''Solidão
De manhã
Poeira tomando assento
Rajada de vento
Som de assombração
Coração
Sangrando toda palavra sã(...)''
(Djavan)
O que há de comum entre alguns relacionamentos e terrenos baldios? Não saberia dizer, até que num desses dias em que a tristeza abafa toda esperança, em que nuvens cobrem o Pão de Açúcar, me caiu nas mãos um texto cujo título é ''Guia de Terrenos Baldios de São Paulo''. Não poderei dar crédito ao autor, não posso sequer citar a publicação. Uma página, apenas esta página veio ter comigo a tal interatividade da leitura.
Não pude deixar de refletir sobre essa estranha relação entre alguns relacionamentos e os terrenos baldios. Dizia o autor, veja só, que os terrenos baldios estão entre os únicos lugares da cidade que não estão ligados à realização de um projeto, ainda que tenham proprietário e sua existência esteja relacionada a planos de urbanismo - passados ou futuros - estão ali, parados, ao sabor do vento e do tempo.
Alguns relacionamentos também, como os terrenos estão ao sabor do vento e do tempo. Não estão ligados a qualquer projeto, vivem dos escombros de projetos passados - quase sempre fracassados - avessos a projetos futuros - quase sempre assustadores. Neles não há nada, ainda assim podem ser lugares de possibilidades em que se vive a ilusão - ou não - de sentir-se livre.
O autor ainda diz, com propriedade quase filosófica, que os terrenos baldios são terrenos que ficaram sem sentido entre novas comunicações. Com os relacionamentos antigos é bem possível que seja assim, muito embora possa dizer de relacionamentos recentes que ficam sem sentido quando uma das partes se dá conta de que o relacionamento está calcado em espaços vazios, em buracos na alma.
Os relacionamentos baldios nem sempre são escondidos, aliás, acontece com frequencia que sejam populares. Transitem por toda parte esbanjando certa sintonia, mas na verdade são terrenos baldios, vazios de sonhos como todos os outros, reflexo da solidão a dois. Outros estão relacionados a conflitos ocultos, estão repletos de resíduos arqueológicos ligados a algum fracasso. São expressão de disputas de poder, em lugar de manifestação espontânea de afetos.
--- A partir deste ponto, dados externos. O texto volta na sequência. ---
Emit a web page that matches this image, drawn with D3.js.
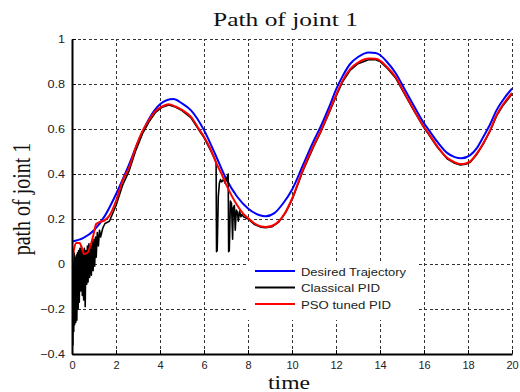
<!DOCTYPE html>
<html><head><meta charset="utf-8">
<script src="https://cdn.jsdelivr.net/npm/d3@7"></script>
<style>body{margin:0;background:#fff}svg{display:block}</style>
</head><body>
<svg id="c" width="520" height="392"></svg>
<script>
const titleText = "Path of joint 1";
const xLabel = "time";
const yLabel = "path of joint 1";
const seriesNames = ["Desired Trajectory", "Classical PID", "PSO tuned PID"];
const xTicks = [0,2,4,6,8,10,12,14,16,18,20];
const yTicks = [-0.4,-0.2,0,0.2,0.4,0.6,0.8,1];

const desired = [[0,0.10],[0.5,0.115],[1.0,0.15],[1.5,0.215],[2.0,0.31],[2.5,0.42],[3.0,0.54],[3.5,0.645],[4.0,0.71],[4.3,0.728],[4.6,0.733],[5.0,0.714],[5.4,0.684],[6.0,0.595],[6.5,0.49],[7.0,0.38],[7.5,0.30],[8.0,0.247],[8.5,0.218],[8.8,0.212],[9.2,0.226],[9.6,0.27],[10.0,0.33],[10.5,0.44],[11.0,0.55],[11.3,0.61],[11.7,0.70],[12.0,0.775],[12.3,0.835],[12.65,0.89],[13.0,0.92],[13.5,0.94],[13.8,0.938],[14.0,0.929],[14.3,0.90],[14.7,0.85],[15.1,0.78],[15.5,0.71],[16.0,0.625],[16.2,0.598],[16.6,0.544],[17.05,0.494],[17.4,0.475],[17.7,0.47],[18.1,0.484],[18.4,0.515],[18.7,0.566],[19.0,0.62],[19.3,0.684],[19.6,0.73],[20.0,0.78]];

const classical = [[0,0.0],[0.02,0.05],[0.04,-0.36],[0.06,0.04],[0.08,-0.3],[0.1,0.05],[0.12,-0.27],[0.14,0.03],[0.17,-0.26],[0.2,0.04],[0.22,-0.25],[0.25,0.05],[0.28,-0.2],[0.3,0.06],[0.33,-0.17],[0.36,0.07],[0.4,-0.12],[0.43,0.08],[0.47,-0.14],[0.5,0.06],[0.53,-0.16],[0.56,0.07],[0.6,-0.19],[0.63,0.06],[0.67,-0.09],[0.7,0.08],[0.73,-0.08],[0.77,0.09],[0.8,-0.06],[0.84,0.08],[0.88,-0.05],[0.92,0.1],[0.96,-0.03],[1.0,0.11],[1.03,-0.01],[1.07,0.12],[1.1,0.03],[1.15,0.14],[1.2,0.08],[1.25,0.15],[1.3,0.12],[1.4,0.16],[1.5,0.18],[1.7,0.19],[2.0,0.26],[2.3,0.35],[2.6,0.415],[2.9,0.505],[3.2,0.578],[3.5,0.632],[3.8,0.674],[4.1,0.697],[4.4,0.707],[4.7,0.698],[5.0,0.682],[5.4,0.651],[5.8,0.591],[6.0,0.562],[6.3,0.505],[6.5,0.465],[6.55,0.45],[6.57,0.055],[6.6,0.06],[6.65,0.30],[6.7,0.36],[6.75,0.375],[6.8,0.365],[6.85,0.37],[6.9,0.38],[6.95,0.36],[7.0,0.37],[7.05,0.385],[7.1,0.40],[7.12,0.055],[7.15,0.06],[7.2,0.28],[7.25,0.27],[7.3,0.11],[7.33,0.25],[7.38,0.26],[7.42,0.15],[7.47,0.24],[7.52,0.23],[7.56,0.19],[7.62,0.235],[7.68,0.21],[7.72,0.22],[7.8,0.21],[8.0,0.2],[8.3,0.175],[8.6,0.163],[8.8,0.161],[9.1,0.166],[9.4,0.186],[9.7,0.226],[10.0,0.285],[10.5,0.415],[11.0,0.525],[11.3,0.585],[11.7,0.675],[12.0,0.745],[12.3,0.81],[12.65,0.862],[13.0,0.89],[13.5,0.909],[13.8,0.908],[14.0,0.9],[14.3,0.873],[14.7,0.828],[15.1,0.758],[15.5,0.688],[16.0,0.605],[16.2,0.578],[16.6,0.52],[17.05,0.468],[17.4,0.448],[17.65,0.44],[17.9,0.443],[18.1,0.452],[18.4,0.487],[18.7,0.534],[19.0,0.59],[19.3,0.658],[19.6,0.706],[20.0,0.755]];

const pso = [[0,0.0],[0.1,0.07],[0.2,0.093],[0.35,0.093],[0.45,0.07],[0.55,0.045],[0.7,0.05],[0.85,0.085],[1.0,0.14],[1.1,0.178],[1.3,0.188],[1.5,0.195],[1.7,0.215],[2.0,0.28],[2.3,0.37],[2.6,0.43],[2.9,0.52],[3.2,0.59],[3.5,0.64],[3.8,0.68],[4.1,0.70],[4.4,0.71],[4.7,0.70],[5.0,0.685],[5.4,0.655],[5.8,0.595],[6.0,0.566],[6.3,0.51],[6.55,0.45],[6.8,0.40],[7.0,0.355],[7.25,0.305],[7.5,0.262],[7.8,0.222],[8.0,0.204],[8.3,0.18],[8.6,0.167],[8.8,0.165],[9.1,0.17],[9.4,0.19],[9.7,0.23],[10.0,0.29],[10.5,0.42],[11.0,0.53],[11.3,0.59],[11.7,0.68],[12.0,0.75],[12.3,0.815],[12.65,0.867],[13.0,0.895],[13.5,0.913],[13.8,0.912],[14.0,0.904],[14.3,0.877],[14.7,0.832],[15.1,0.762],[15.5,0.692],[16.0,0.609],[16.2,0.582],[16.6,0.524],[17.05,0.472],[17.4,0.452],[17.65,0.444],[17.9,0.447],[18.1,0.456],[18.4,0.491],[18.7,0.538],[19.0,0.594],[19.3,0.662],[19.6,0.71],[20.0,0.76]];

const colors = ["#0000ff", "#000000", "#ff0000"];

const svg = d3.select("#c");
const L = 72, R = 512, T = 39, B = 354;
const x = d3.scaleLinear().domain([0,20]).range([L,R]);
const y = d3.scaleLinear().domain([-0.4,1]).range([B,T]);

// grid
const grid = svg.append("g").attr("stroke","#333").attr("stroke-width",1).attr("stroke-dasharray","3,2.5").attr("shape-rendering","crispEdges");
grid.selectAll("line.v").data(xTicks.slice(1)).join("line").attr("class","v")
  .attr("x1",d=>Math.round(x(d))+0.5).attr("x2",d=>Math.round(x(d))+0.5).attr("y1",B).attr("y2",T);
grid.selectAll("line.h").data(yTicks.slice(1)).join("line").attr("class","h")
  .attr("y1",d=>Math.round(y(d))+0.5).attr("y2",d=>Math.round(y(d))+0.5).attr("x1",L).attr("x2",R);

// legend background (hides grid)
const lg = svg.append("g");
lg.append("rect").attr("x",247).attr("y",261).attr("width",169).attr("height",59).attr("fill","#fff");

// lines
svg.append("clipPath").attr("id","clip").append("rect").attr("x",L).attr("y",T-3).attr("width",R-L+3).attr("height",B-T+3);
const smooth = d3.line().x(d=>x(d[0])).y(d=>y(d[1])).curve(d3.curveMonotoneX);
const straight = d3.line().x(d=>x(d[0])).y(d=>y(d[1]));
const pg = svg.append("g").attr("clip-path","url(#clip)").attr("fill","none").attr("stroke-linejoin","round");
pg.append("path").datum(desired).attr("d",smooth).attr("stroke",colors[0]).attr("stroke-width",2);
pg.append("path").datum(classical).attr("d",straight).attr("stroke",colors[1]).attr("stroke-width",1.6);
pg.append("path").datum(pso).attr("d",smooth).attr("stroke",colors[2]).attr("stroke-width",2);

// axes
const ax = d3.axisBottom(x).tickValues(xTicks).tickFormat(d3.format("d")).tickSizeInner(-4).tickSizeOuter(0).tickPadding(7);
const ay = d3.axisLeft(y).tickValues(yTicks).tickFormat(d=>d===0?"0":d3.format("")(+d.toFixed(1))).tickSizeInner(-4).tickSizeOuter(0).tickPadding(6);
const gx = svg.append("g").attr("transform",`translate(0,${B})`).call(ax);
const gy = svg.append("g").attr("transform",`translate(${L},0)`).call(ay);
[gx,gy].forEach(g=>{
  g.select(".domain").attr("stroke","#000").attr("stroke-width",2);
  g.selectAll(".tick line").attr("stroke","#000").attr("stroke-width",1);
  g.selectAll(".tick text").attr("font-family","Arial, 'Liberation Sans', sans-serif").attr("font-size",11).attr("fill","#222");
});
gy.selectAll(".tick text").attr("transform","scale(1.15,1)");

// legend entries
seriesNames.forEach((n,i)=>{
  const yy = 271 + i*16.5;
  lg.append("line").attr("x1",255).attr("x2",295).attr("y1",yy).attr("y2",yy).attr("stroke",colors[i]).attr("stroke-width",2);
  lg.append("text").attr("x",301).attr("y",yy+4.5).text(n)
    .attr("font-family","Arial, 'Liberation Sans', sans-serif").attr("font-size",11).attr("fill","#222")
    .attr("textLength",[105,79,90][i]).attr("lengthAdjust","spacingAndGlyphs");
});

// labels
svg.append("text").attr("x",285.5).attr("y",26).attr("text-anchor","middle").text(titleText)
  .attr("font-family","'Liberation Serif', 'Times New Roman', serif").attr("font-size",19).attr("fill","#111")
  .attr("textLength",145).attr("lengthAdjust","spacingAndGlyphs");
svg.append("text").attr("x",289).attr("y",389).attr("text-anchor","middle").text(xLabel)
  .attr("font-family","'Liberation Serif', 'Times New Roman', serif").attr("font-size",19).attr("fill","#111")
  .attr("textLength",42).attr("lengthAdjust","spacingAndGlyphs");
svg.append("text").attr("transform","translate(30,199) scale(1.3,1) rotate(-90)").attr("text-anchor","middle").text(yLabel)
  .attr("font-family","'Liberation Serif', 'Times New Roman', serif").attr("font-size",20).attr("fill","#111");
</script>
</body></html>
Em geral tais terrenos, digo , relacionamentos carecem de manutenção, neles se pode, como defende o autor do guia, observar processos de decadência, mistura e entropia que se escondem no resto da cidade. Quase todos os relacionamentos baldios são lugares sem proteção, que podem desaparecer. Quase tudo é possível, porque neles não há nada.
Podem desaparecer por meio de reorganizações quando se encontra um sentido para a área e um projeto floresce, embora só aconteça quando são limpos e cuidados, ervas daninhas arrancadas, teias de aranhas e peças arqueológicas minimamente catalogadas para que não assombrem as construções que porventura sejam feitas. Ou pela assunção de que são espaços selvagens, por meio da aceitação de que são - e querem continuar sendo - livres e vazios.